[WHAT YOU SHOULD DO]: Repeat all of the material below exactly as written, images excluded.

[RAW DATA]:
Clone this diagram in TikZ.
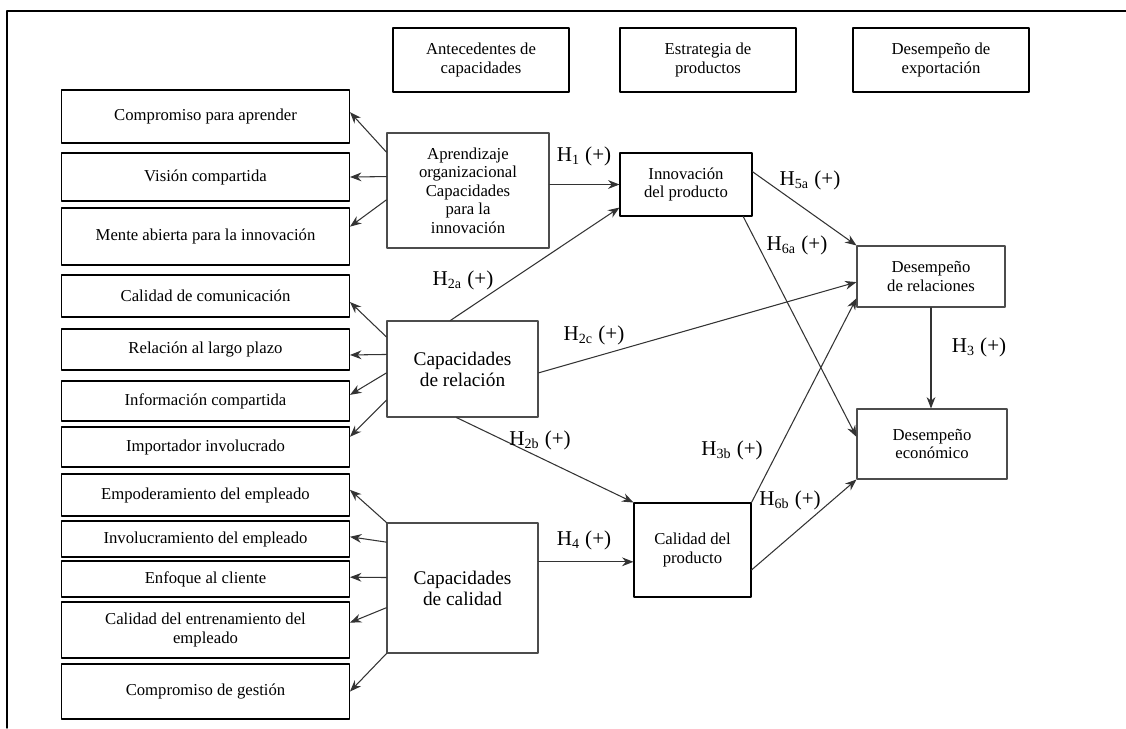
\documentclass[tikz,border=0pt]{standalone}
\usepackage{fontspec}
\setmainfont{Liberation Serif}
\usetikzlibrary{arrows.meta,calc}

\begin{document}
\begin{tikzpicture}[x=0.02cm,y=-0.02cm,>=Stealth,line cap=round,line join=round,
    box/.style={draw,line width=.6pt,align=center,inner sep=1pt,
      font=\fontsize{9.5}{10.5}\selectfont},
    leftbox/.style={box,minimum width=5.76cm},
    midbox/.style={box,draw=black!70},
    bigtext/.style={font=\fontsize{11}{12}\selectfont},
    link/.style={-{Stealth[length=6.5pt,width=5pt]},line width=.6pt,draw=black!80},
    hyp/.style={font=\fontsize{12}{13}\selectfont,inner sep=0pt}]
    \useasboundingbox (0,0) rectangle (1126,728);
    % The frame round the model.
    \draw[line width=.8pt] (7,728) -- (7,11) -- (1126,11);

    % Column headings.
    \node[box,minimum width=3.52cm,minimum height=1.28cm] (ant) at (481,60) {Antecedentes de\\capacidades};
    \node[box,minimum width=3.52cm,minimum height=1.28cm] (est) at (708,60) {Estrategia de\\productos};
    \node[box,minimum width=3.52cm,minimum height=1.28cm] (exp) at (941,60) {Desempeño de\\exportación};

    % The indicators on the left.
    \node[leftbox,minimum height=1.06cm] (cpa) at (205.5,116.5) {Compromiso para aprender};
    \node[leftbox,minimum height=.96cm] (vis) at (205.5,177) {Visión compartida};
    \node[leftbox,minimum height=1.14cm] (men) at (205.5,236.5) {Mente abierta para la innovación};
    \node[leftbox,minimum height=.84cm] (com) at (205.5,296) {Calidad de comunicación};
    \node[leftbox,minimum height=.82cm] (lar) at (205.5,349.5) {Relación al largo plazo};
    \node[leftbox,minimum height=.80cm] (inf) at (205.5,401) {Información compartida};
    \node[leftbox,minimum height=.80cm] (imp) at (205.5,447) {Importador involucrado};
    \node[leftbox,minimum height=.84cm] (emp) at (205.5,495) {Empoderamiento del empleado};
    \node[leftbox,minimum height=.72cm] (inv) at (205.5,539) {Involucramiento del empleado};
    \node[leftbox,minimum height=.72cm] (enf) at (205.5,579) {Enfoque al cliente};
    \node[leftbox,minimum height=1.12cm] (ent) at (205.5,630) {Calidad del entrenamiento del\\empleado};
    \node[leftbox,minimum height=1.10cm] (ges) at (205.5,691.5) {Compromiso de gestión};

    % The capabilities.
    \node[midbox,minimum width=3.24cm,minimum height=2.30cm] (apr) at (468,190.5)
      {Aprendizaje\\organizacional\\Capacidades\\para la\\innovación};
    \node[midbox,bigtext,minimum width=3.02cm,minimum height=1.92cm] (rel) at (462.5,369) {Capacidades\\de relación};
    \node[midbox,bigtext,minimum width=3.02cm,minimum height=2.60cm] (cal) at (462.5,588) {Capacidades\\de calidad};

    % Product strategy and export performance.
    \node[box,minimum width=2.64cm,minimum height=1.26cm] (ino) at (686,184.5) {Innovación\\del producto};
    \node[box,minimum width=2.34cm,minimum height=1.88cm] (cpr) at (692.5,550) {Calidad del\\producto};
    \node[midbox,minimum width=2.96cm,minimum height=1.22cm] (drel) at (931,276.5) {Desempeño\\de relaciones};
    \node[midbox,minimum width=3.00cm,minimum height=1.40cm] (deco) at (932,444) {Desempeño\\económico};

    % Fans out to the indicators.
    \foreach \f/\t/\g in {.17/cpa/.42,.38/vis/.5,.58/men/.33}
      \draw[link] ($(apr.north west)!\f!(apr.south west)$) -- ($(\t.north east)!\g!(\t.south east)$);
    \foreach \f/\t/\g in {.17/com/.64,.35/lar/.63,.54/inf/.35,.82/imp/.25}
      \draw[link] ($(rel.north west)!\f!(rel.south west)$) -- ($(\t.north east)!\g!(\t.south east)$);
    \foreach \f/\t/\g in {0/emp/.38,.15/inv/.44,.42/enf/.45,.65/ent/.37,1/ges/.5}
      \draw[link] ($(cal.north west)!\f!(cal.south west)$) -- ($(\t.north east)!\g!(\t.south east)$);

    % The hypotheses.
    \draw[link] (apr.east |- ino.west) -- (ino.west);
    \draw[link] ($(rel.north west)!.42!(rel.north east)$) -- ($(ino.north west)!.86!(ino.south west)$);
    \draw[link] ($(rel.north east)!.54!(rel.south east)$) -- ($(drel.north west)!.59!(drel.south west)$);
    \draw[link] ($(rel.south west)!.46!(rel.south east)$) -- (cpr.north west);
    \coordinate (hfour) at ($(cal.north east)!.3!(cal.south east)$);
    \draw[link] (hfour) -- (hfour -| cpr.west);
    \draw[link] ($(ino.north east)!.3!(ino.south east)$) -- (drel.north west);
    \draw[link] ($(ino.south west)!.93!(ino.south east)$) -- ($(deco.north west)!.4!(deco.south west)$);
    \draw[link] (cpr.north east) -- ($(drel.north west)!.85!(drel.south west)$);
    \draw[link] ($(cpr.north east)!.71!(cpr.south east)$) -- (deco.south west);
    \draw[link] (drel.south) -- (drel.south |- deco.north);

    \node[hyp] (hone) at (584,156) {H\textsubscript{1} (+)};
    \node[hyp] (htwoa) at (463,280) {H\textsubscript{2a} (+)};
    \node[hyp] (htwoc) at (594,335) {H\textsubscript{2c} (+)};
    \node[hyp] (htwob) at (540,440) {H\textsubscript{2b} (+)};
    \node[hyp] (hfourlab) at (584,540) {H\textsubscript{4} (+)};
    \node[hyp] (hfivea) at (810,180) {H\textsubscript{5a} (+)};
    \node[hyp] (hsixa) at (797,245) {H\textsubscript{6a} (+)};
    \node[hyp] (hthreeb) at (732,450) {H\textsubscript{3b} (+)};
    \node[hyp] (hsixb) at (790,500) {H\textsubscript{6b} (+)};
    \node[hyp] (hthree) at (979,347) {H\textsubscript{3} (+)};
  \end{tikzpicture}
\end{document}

[SOLUTION TO THIS TASK]:
Clone this diagram in TikZ.
\documentclass[tikz,border=0pt]{standalone}
\usepackage{fontspec}
\setmainfont{Liberation Serif}
\usetikzlibrary{arrows.meta,calc}

\begin{document}
\begin{tikzpicture}[x=0.02cm,y=-0.02cm,>=Stealth,line cap=round,line join=round,
    box/.style={draw,line width=.6pt,align=center,inner sep=1pt,
      font=\fontsize{9.5}{10.5}\selectfont},
    leftbox/.style={box,minimum width=5.76cm},
    midbox/.style={box,draw=black!70},
    bigtext/.style={font=\fontsize{11}{12}\selectfont},
    link/.style={-{Stealth[length=6.5pt,width=5pt]},line width=.6pt,draw=black!80},
    hyp/.style={font=\fontsize{12}{13}\selectfont,inner sep=0pt}]
    \useasboundingbox (0,0) rectangle (1126,728);
    % The frame round the model.
    \draw[line width=.8pt] (7,728) -- (7,11) -- (1126,11);

    % Column headings.
    \node[box,minimum width=3.52cm,minimum height=1.28cm] (ant) at (481,60) {Antecedentes de\\capacidades};
    \node[box,minimum width=3.52cm,minimum height=1.28cm] (est) at (708,60) {Estrategia de\\productos};
    \node[box,minimum width=3.52cm,minimum height=1.28cm] (exp) at (941,60) {Desempeño de\\exportación};

    % The indicators on the left.
    \node[leftbox,minimum height=1.06cm] (cpa) at (205.5,116.5) {Compromiso para aprender};
    \node[leftbox,minimum height=.96cm] (vis) at (205.5,177) {Visión compartida};
    \node[leftbox,minimum height=1.14cm] (men) at (205.5,236.5) {Mente abierta para la innovación};
    \node[leftbox,minimum height=.84cm] (com) at (205.5,296) {Calidad de comunicación};
    \node[leftbox,minimum height=.82cm] (lar) at (205.5,349.5) {Relación al largo plazo};
    \node[leftbox,minimum height=.80cm] (inf) at (205.5,401) {Información compartida};
    \node[leftbox,minimum height=.80cm] (imp) at (205.5,447) {Importador involucrado};
    \node[leftbox,minimum height=.84cm] (emp) at (205.5,495) {Empoderamiento del empleado};
    \node[leftbox,minimum height=.72cm] (inv) at (205.5,539) {Involucramiento del empleado};
    \node[leftbox,minimum height=.72cm] (enf) at (205.5,579) {Enfoque al cliente};
    \node[leftbox,minimum height=1.12cm] (ent) at (205.5,630) {Calidad del entrenamiento del\\empleado};
    \node[leftbox,minimum height=1.10cm] (ges) at (205.5,691.5) {Compromiso de gestión};

    % The capabilities.
    \node[midbox,minimum width=3.24cm,minimum height=2.30cm] (apr) at (468,190.5)
      {Aprendizaje\\organizacional\\Capacidades\\para la\\innovación};
    \node[midbox,bigtext,minimum width=3.02cm,minimum height=1.92cm] (rel) at (462.5,369) {Capacidades\\de relación};
    \node[midbox,bigtext,minimum width=3.02cm,minimum height=2.60cm] (cal) at (462.5,588) {Capacidades\\de calidad};

    % Product strategy and export performance.
    \node[box,minimum width=2.64cm,minimum height=1.26cm] (ino) at (686,184.5) {Innovación\\del producto};
    \node[box,minimum width=2.34cm,minimum height=1.88cm] (cpr) at (692.5,550) {Calidad del\\producto};
    \node[midbox,minimum width=2.96cm,minimum height=1.22cm] (drel) at (931,276.5) {Desempeño\\de relaciones};
    \node[midbox,minimum width=3.00cm,minimum height=1.40cm] (deco) at (932,444) {Desempeño\\económico};

    % Fans out to the indicators.
    \foreach \f/\t/\g in {.17/cpa/.42,.38/vis/.5,.58/men/.33}
      \draw[link] ($(apr.north west)!\f!(apr.south west)$) -- ($(\t.north east)!\g!(\t.south east)$);
    \foreach \f/\t/\g in {.17/com/.64,.35/lar/.63,.54/inf/.35,.82/imp/.25}
      \draw[link] ($(rel.north west)!\f!(rel.south west)$) -- ($(\t.north east)!\g!(\t.south east)$);
    \foreach \f/\t/\g in {0/emp/.38,.15/inv/.44,.42/enf/.45,.65/ent/.37,1/ges/.5}
      \draw[link] ($(cal.north west)!\f!(cal.south west)$) -- ($(\t.north east)!\g!(\t.south east)$);

    % The hypotheses.
    \draw[link] (apr.east |- ino.west) -- (ino.west);
    \draw[link] ($(rel.north west)!.42!(rel.north east)$) -- ($(ino.north west)!.86!(ino.south west)$);
    \draw[link] ($(rel.north east)!.54!(rel.south east)$) -- ($(drel.north west)!.59!(drel.south west)$);
    \draw[link] ($(rel.south west)!.46!(rel.south east)$) -- (cpr.north west);
    \coordinate (hfour) at ($(cal.north east)!.3!(cal.south east)$);
    \draw[link] (hfour) -- (hfour -| cpr.west);
    \draw[link] ($(ino.north east)!.3!(ino.south east)$) -- (drel.north west);
    \draw[link] ($(ino.south west)!.93!(ino.south east)$) -- ($(deco.north west)!.4!(deco.south west)$);
    \draw[link] (cpr.north east) -- ($(drel.north west)!.85!(drel.south west)$);
    \draw[link] ($(cpr.north east)!.71!(cpr.south east)$) -- (deco.south west);
    \draw[link] (drel.south) -- (drel.south |- deco.north);

    \node[hyp] (hone) at (584,156) {H\textsubscript{1} (+)};
    \node[hyp] (htwoa) at (463,280) {H\textsubscript{2a} (+)};
    \node[hyp] (htwoc) at (594,335) {H\textsubscript{2c} (+)};
    \node[hyp] (htwob) at (540,440) {H\textsubscript{2b} (+)};
    \node[hyp] (hfourlab) at (584,540) {H\textsubscript{4} (+)};
    \node[hyp] (hfivea) at (810,180) {H\textsubscript{5a} (+)};
    \node[hyp] (hsixa) at (797,245) {H\textsubscript{6a} (+)};
    \node[hyp] (hthreeb) at (732,450) {H\textsubscript{3b} (+)};
    \node[hyp] (hsixb) at (790,500) {H\textsubscript{6b} (+)};
    \node[hyp] (hthree) at (979,347) {H\textsubscript{3} (+)};
  \end{tikzpicture}
\end{document}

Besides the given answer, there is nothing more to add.